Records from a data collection
%%

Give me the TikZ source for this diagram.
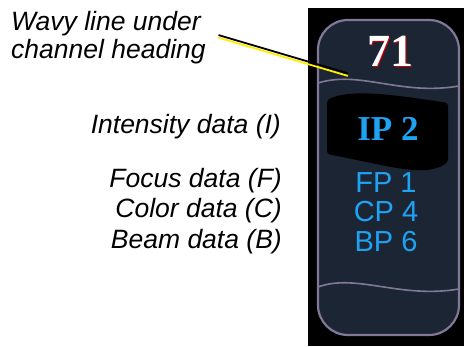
\documentclass[tikz,border=0pt]{standalone}
\usepackage{fontspec}
\setmainfont{Liberation Sans}
\newfontfamily\chserif{Liberation Serif}
\usepackage{tikz}
\usetikzlibrary{calc,positioning}
\definecolor{capsfill}{RGB}{27,37,52}
\definecolor{capsedge}{RGB}{128,120,150}
\definecolor{capscyan}{RGB}{30,162,242}
\definecolor{hiliteyel}{RGB}{255,238,0}
\tikzstyle{note}   =[inner sep=0pt, font=\fontsize{26.5}{28}\selectfont\itshape,
                     align=left]
\tikzstyle{chdata} =[inner sep=0pt, text=capscyan,
                     font=\fontsize{29}{29}\selectfont]
\tikzstyle{wave}   =[draw=capsedge, line width=1.6pt]
\tikzstyle{pointer}=[line width=1.8pt, line cap=round]

\begin{document}
\begin{tikzpicture}[x=1pt, y=-1pt, node distance=29.5pt, on grid]
  \useasboundingbox (0,0) rectangle (464,346);
  % screen background and channel capsule
  \fill[black] (308,8) rectangle (464,346);
  \draw[fill=capsfill, draw=capsedge, line width=2.2pt, rounded corners=30pt]
    (318,20) rectangle (459,335);
  \draw[wave] (318,83) .. controls (360,70) and (400,96) .. (459,86);
  \draw[wave] (318,287) .. controls (356,273) and (400,299) .. (459,289);
  \fill[black, rounded corners=3pt] (327,100) .. controls (350,89) and (390,94) .. (448,103)
    -- (448,162) .. controls (425,178) and (390,166) .. (327,154) -- cycle;

  % channel heading and data
  \node[inner sep=0pt, text=red!80!black, font=\chserif\bfseries\fontsize{46}{46}\selectfont,
        anchor=base] at (391.5,67) {71};
  \node (chnum) [inner sep=0pt, text=white, font=\chserif\bfseries\fontsize{46}{46}\selectfont,
        anchor=base] at (390,66.5) {71};
  \node (ip) [chdata, font=\chserif\bfseries\fontsize{35}{35}\selectfont, anchor=base]
        at (388,140) {IP 2};
  \node (fp) [chdata] at (386,182.5) {FP 1};
  \node (cp) [chdata, below=of fp] {CP 4};
  \node (bp) [chdata, below=of cp] {BP 6};

  % annotations
  \node (wavy) [note, anchor=base west] at (11,58) {Wavy line under\\channel heading};
  \node (intens) [note, anchor=base east] at (281,133) {Intensity data (I)};
  \node (focus)  [note, anchor=base east] at (282,187) {Focus data (F)};
  \node (color)  [note, anchor=base east] at (282,217.5) {Color data (C)};
  \node (beam)   [note, anchor=base east] at (282,248) {Beam data (B)};

  \coordinate (wstart) at (219,36.5);
  \coordinate (wtip) at (347.5,74.5);
  \draw[pointer, hiliteyel] ([yshift=-1.3pt]wstart) -- ([yshift=-1.3pt]wtip);
  \draw[pointer, black] ([yshift=1.3pt]wstart) -- ([yshift=1.3pt]wtip);
\end{tikzpicture}
\end{document}
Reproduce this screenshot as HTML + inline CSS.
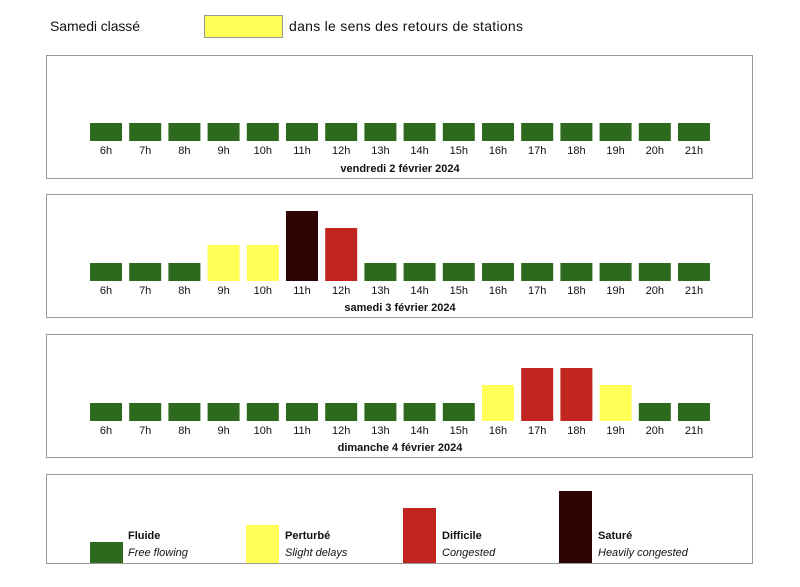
<!DOCTYPE html>
<html><head><meta charset="utf-8"><style>
body{margin:0;background:#fff;}
svg{display:block;font-family:"Liberation Sans",sans-serif;}
</style></head><body>
<svg width="800" height="587" viewBox="0 0 800 587" xmlns="http://www.w3.org/2000/svg">
<defs>
<g id="lbl" font-size="11" text-anchor="middle" fill="#111">
<text x="106" y="0">6h</text><text x="145.2" y="0">7h</text><text x="184.4" y="0">8h</text><text x="223.6" y="0">9h</text><text x="262.8" y="0">10h</text><text x="302" y="0">11h</text><text x="341.2" y="0">12h</text><text x="380.4" y="0">13h</text><text x="419.6" y="0">14h</text><text x="458.8" y="0">15h</text><text x="498" y="0">16h</text><text x="537.2" y="0">17h</text><text x="576.4" y="0">18h</text><text x="615.6" y="0">19h</text><text x="654.8" y="0">20h</text><text x="694" y="0">21h</text>
</g>
</defs>
<text x="50" y="31" font-size="14" fill="#111" textLength="90">Samedi classé</text>
<rect x="204.5" y="15.5" width="78" height="22" fill="#ffff55" stroke="#999" stroke-width="1"/>
<text x="289" y="31" font-size="14" fill="#111" textLength="234">dans le sens des retours de stations</text>

<!-- panel 1 -->
<rect x="46.5" y="55.5" width="706" height="123" fill="#fff" stroke="#999"/>
<g fill="#2d6a1e">
<rect x="90" y="123" width="32" height="18"/><rect x="129.2" y="123" width="32" height="18"/><rect x="168.4" y="123" width="32" height="18"/><rect x="207.6" y="123" width="32" height="18"/><rect x="246.8" y="123" width="32" height="18"/><rect x="286" y="123" width="32" height="18"/><rect x="325.2" y="123" width="32" height="18"/><rect x="364.4" y="123" width="32" height="18"/><rect x="403.6" y="123" width="32" height="18"/><rect x="442.8" y="123" width="32" height="18"/><rect x="482" y="123" width="32" height="18"/><rect x="521.2" y="123" width="32" height="18"/><rect x="560.4" y="123" width="32" height="18"/><rect x="599.6" y="123" width="32" height="18"/><rect x="638.8" y="123" width="32" height="18"/><rect x="678" y="123" width="32" height="18"/>
</g>
<use href="#lbl" y="154"/>
<text x="400" y="172" font-size="11" font-weight="bold" text-anchor="middle" fill="#111">vendredi 2 février 2024</text>

<!-- panel 2 -->
<rect x="46.5" y="194.5" width="706" height="123" fill="#fff" stroke="#999"/>
<g fill="#2d6a1e">
<rect x="90" y="263" width="32" height="18"/><rect x="129.2" y="263" width="32" height="18"/><rect x="168.4" y="263" width="32" height="18"/><rect x="364.4" y="263" width="32" height="18"/><rect x="403.6" y="263" width="32" height="18"/><rect x="442.8" y="263" width="32" height="18"/><rect x="482" y="263" width="32" height="18"/><rect x="521.2" y="263" width="32" height="18"/><rect x="560.4" y="263" width="32" height="18"/><rect x="599.6" y="263" width="32" height="18"/><rect x="638.8" y="263" width="32" height="18"/><rect x="678" y="263" width="32" height="18"/>
</g>
<rect x="207.6" y="245" width="32" height="36" fill="#ffff55"/><rect x="246.8" y="245" width="32" height="36" fill="#ffff55"/>
<rect x="286" y="211" width="32" height="70" fill="#2e0303"/>
<rect x="325.2" y="228" width="32" height="53" fill="#c0261f"/>
<use href="#lbl" y="294"/>
<text x="400" y="311" font-size="11" font-weight="bold" text-anchor="middle" fill="#111">samedi 3 février 2024</text>

<!-- panel 3 -->
<rect x="46.5" y="334.5" width="706" height="123" fill="#fff" stroke="#999"/>
<g fill="#2d6a1e">
<rect x="90" y="403" width="32" height="18"/><rect x="129.2" y="403" width="32" height="18"/><rect x="168.4" y="403" width="32" height="18"/><rect x="207.6" y="403" width="32" height="18"/><rect x="246.8" y="403" width="32" height="18"/><rect x="286" y="403" width="32" height="18"/><rect x="325.2" y="403" width="32" height="18"/><rect x="364.4" y="403" width="32" height="18"/><rect x="403.6" y="403" width="32" height="18"/><rect x="442.8" y="403" width="32" height="18"/><rect x="638.8" y="403" width="32" height="18"/><rect x="678" y="403" width="32" height="18"/>
</g>
<rect x="482" y="385" width="32" height="36" fill="#ffff55"/><rect x="599.6" y="385" width="32" height="36" fill="#ffff55"/>
<rect x="521.2" y="368" width="32" height="53" fill="#c0261f"/><rect x="560.4" y="368" width="32" height="53" fill="#c0261f"/>
<use href="#lbl" y="434"/>
<text x="400" y="451" font-size="11" font-weight="bold" text-anchor="middle" fill="#111">dimanche 4 février 2024</text>

<!-- legend -->
<rect x="46.5" y="474.5" width="706" height="89" fill="#fff" stroke="#999"/>
<rect x="90" y="542" width="33" height="21" fill="#2d6a1e"/>
<rect x="246" y="525" width="33" height="38" fill="#ffff55"/>
<rect x="403" y="508" width="33" height="55" fill="#c0261f"/>
<rect x="559" y="491" width="33" height="72" fill="#2e0303"/>
<g font-size="11" fill="#111">
<text x="128" y="539" font-weight="bold">Fluide</text><text x="128" y="556" font-style="italic">Free flowing</text>
<text x="285" y="539" font-weight="bold">Perturbé</text><text x="285" y="556" font-style="italic">Slight delays</text>
<text x="442" y="539" font-weight="bold">Difficile</text><text x="442" y="556" font-style="italic">Congested</text>
<text x="598" y="539" font-weight="bold">Saturé</text><text x="598" y="556" font-style="italic">Heavily congested</text>
</g>
</svg>
</body></html>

%%

### What to produce
Repeat the lines exactly as they stand, from the opening line of the data through the line with "width=1.8pt, line cap=round]". Pictures stay out of the copy.

### Result of this exercise
Give me the TikZ source for this diagram.
\documentclass[tikz,border=0pt]{standalone}
\usepackage{fontspec}
\setmainfont{Liberation Sans}
\newfontfamily\chserif{Liberation Serif}
\usepackage{tikz}
\usetikzlibrary{calc,positioning}
\definecolor{capsfill}{RGB}{27,37,52}
\definecolor{capsedge}{RGB}{128,120,150}
\definecolor{capscyan}{RGB}{30,162,242}
\definecolor{hiliteyel}{RGB}{255,238,0}
\tikzstyle{note}   =[inner sep=0pt, font=\fontsize{26.5}{28}\selectfont\itshape,
                     align=left]
\tikzstyle{chdata} =[inner sep=0pt, text=capscyan,
                     font=\fontsize{29}{29}\selectfont]
\tikzstyle{wave}   =[draw=capsedge, line width=1.6pt]
\tikzstyle{pointer}=[line width=1.8pt, line cap=round]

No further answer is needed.